Halal et Casher dans la cuisine électorale
L’élection du nouveau président de la république s’est achevée et nos écrans de télévision appréhendent avec angoisse le vide qui s’en suivra.
Grâce à l’hospitalité de nos espaces cathodiques, les candidats, presque grandeur nature, ont passé de longues heures dans les salons ou les chambres à coucher des français pour leur proposer des lendemains chantants ou des crépuscules incertains. Mais un des thèmes des plus marquants par son originalité aura sans doute été celui de l’abattage rituel, halal d’abord puis casher par ricochet.
Nous aurons au moins appris, comme Monsieur Jourdain qui écrivait en prose sans le savoir, que nous avons consommé régulièrement de la viande halal ou casher, dont les bouchers (presque tous) se gardaient bien de nous dire qu’elle était rituellement bénie en arabe ou en hébreu.
Or selon des théories à la mode, « Nous sommes ce que nous mangeons », ou « Dis-moi ce que tu manges je te dirais qui tu es », nous serions déjà nombreux à être, sans le vouloir, un peu juifs, assez musulmans, mâtinés de Nippon par les sushis ou d’italien par la pizza.
Partant de là, le couscous garni mouton-merguez, halal, consommé régulièrement papilles en fête, comme plat du jour et par mixité délibérément choisie, serait un avant-goût de mariage mixte, un appel du subconscient à la conversion.

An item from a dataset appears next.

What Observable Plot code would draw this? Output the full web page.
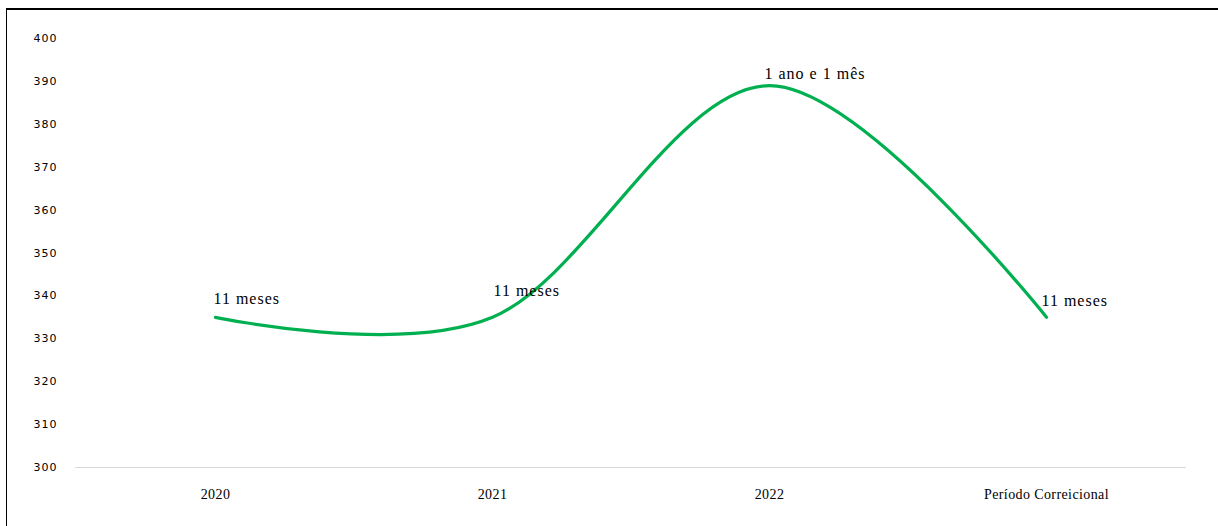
<!DOCTYPE html>
<html lang="pt">
<head>
<meta charset="utf-8">
<script src="https://cdn.jsdelivr.net/npm/d3@7"></script>
<script src="https://cdn.jsdelivr.net/npm/@observablehq/plot@0.6"></script>
<style>
  html, body { margin: 0; padding: 0; background: #fff; }
  #wrap { position: relative; width: 1218px; height: 526px; overflow: hidden; }
  #frame {
    position: absolute; left: 6px; top: 8px; right: -4px; bottom: -4px;
    border-top: 2px solid #000; border-left: 1.5px solid #000;
    pointer-events: none;
  }
  #chart svg { display: block; }
  .rotulo text { letter-spacing: 1px; }
  .eixo-y text { letter-spacing: 1px; }
  .eixo-x text { letter-spacing: 0.4px; }
</style>
</head>
<body>
<div id="wrap">
  <div id="chart"></div>
  <div id="frame"></div>
</div>
<script>
// Duração em dias por período, com o rótulo descritivo de cada ponto
const periodos = ["2020", "2021", "2022", "Período Correicional"];
const dias = [335, 335, 389, 335];
const rotulos = ["11 meses", "11 meses", "1 ano e 1 mês", "11 meses"];
const yTicks = [300, 310, 320, 330, 340, 350, 360, 370, 380, 390, 400];

const dados = periodos.map((p, i) => ({periodo: p, dias: dias[i], rotulo: rotulos[i], i}));

// deslocamento de cada rótulo em relação ao seu ponto
const ajustes = [
  {dx: -2, dy: -13},
  {dx: 1, dy: -21},
  {dx: -5, dy: -7},
  {dx: -5, dy: -11}
];

const serif = "'Liberation Serif', 'Times New Roman', serif";

const labelMarks = ajustes.map((a, k) =>
  Plot.text(dados, {
    filter: d => d.i === k,
    x: "periodo",
    y: "dias",
    text: "rotulo",
    textAnchor: "start",
    lineAnchor: "bottom",
    dx: a.dx,
    dy: a.dy,
    fill: "#000",
    fontSize: 16,
    fontFamily: serif,
    className: "rotulo"
  })
);

const chart = Plot.plot({
  width: 1218,
  height: 526,
  marginLeft: 75,
  marginRight: 32,
  marginTop: 38,
  marginBottom: 59,
  style: {background: "transparent", overflow: "visible"},
  x: {type: "point", domain: periodos, padding: 0.5, label: null},
  y: {domain: [300, 400], label: null},
  marks: [
    Plot.ruleY([300], {stroke: "#d9d9d9", strokeWidth: 1.2}),
    Plot.axisY({
      ticks: yTicks,
      tickSize: 0,
      tickPadding: 18,
      fontSize: 11,
      fontFamily: "'DejaVu Sans', sans-serif",
      fill: "#000",
      className: "eixo-y"
    }),
    Plot.axisX({
      tickSize: 0,
      tickPadding: 22,
      fontSize: 14,
      fontFamily: serif,
      fill: "#000",
      className: "eixo-x"
    }),
    Plot.line(dados, {
      x: "periodo",
      y: "dias",
      curve: "cardinal",
      tension: 0,
      stroke: "#00b050",
      strokeWidth: 3.2,
      strokeLinecap: "round"
    }),
    ...labelMarks
  ]
});

document.getElementById("chart").appendChild(chart);
</script>
</body>
</html>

Pour ajouter à notre désarroi, des extrémistes n’hésiteront pas à avancer qu’à l’instar du prion de la vache folle, « le prions » Allah ou Jéhovah se serait déjà insinué en nous, qu’il peut à tout moment se réveiller, qu’un beau matin, on se retrouve de blanc vêtu, à l’écart de l’ostentation régnante égrenant un chapelet de sagesses soufistes ou en barbu intraitable, exigeant une seconde épouse. De même pourrait-on se réveiller en rabbi Jacob dansant extatique ou en chapeau noir et papillotes, abîmé dans les profondeurs d’un texte sacré.
En fait les candidats à l’élection ont mis les pieds dans le plat, si je puis dire, n’ayant mesuré ni le poids des mots ni leur capacité à modifier les comportements.
Ainsi au Maroc où je suis né et où nous vivions en bonne entente entre juifs et musulmans, l’abattage rituel juif convenait parfaitement aux musulmans de toutes les classes sociales qui appréciaient particulièrement le saucisson casher. Seulement voilà, le mot de « Saucisson », ne se prêtant pas bien à la prononciation de l’arabe dialectal, les musulmans préféraient dire « Casher » pour signifier saucisson.
Les presque 300.000 juifs qui vivaient au Maroc sont partis depuis longtemps mais aujourd’hui encore, le saucisson continue de s’appeler « Casher ». Il y a peu de temps, sur la télévision marocaine, la publicité d’un fabricant de charcuterie vantait les qualités de son « casher », autrement dit de son saucisson.
Voilà ! C’est trop souvent qu’on préfère les choses aux mots, alors que les mots peuvent beaucoup changer les choses.
L’exemple de la brillante et pacifique carrière accomplie par le mot « casher » au Maroc, permet de penser qu’en France le terme de « Halal » n’a pas de souci à se faire.
En effet, au même titre que casher « chevaline » ou « asiatique », Halal fait partie intégrante du paysage alimentaire français. Alors pourquoi soudain craindre le mot quand on a depuis des années toléré la chose ?
De l’avis de beaucoup de gens, ce thème qui s’était voulu propos de fermeté dans le débat a fini en eau de boudin.
Certes il y aura toujours quelqu’un pour proclamer qu’il y a danger pour la patrie de Voltaire, qu’avec le temps on entendra des ménagères françaises parler de « halal » ou de « casher » pour dire « Boucherie » comme on dit déjà hamburger pour dire steak haché.
Zadig et j’ajoute que si nous ne sommes pas à des années lumière de ces oracles, il faudra tout de même compter quelques années de vaches maigres et tout autant de moutons gras avant les métamorphoses annoncées. En attendant, ni candidats ni intéressés ne voient vraiment clair dans tout ça et le siècle des lumières est si désespérément derrière nous.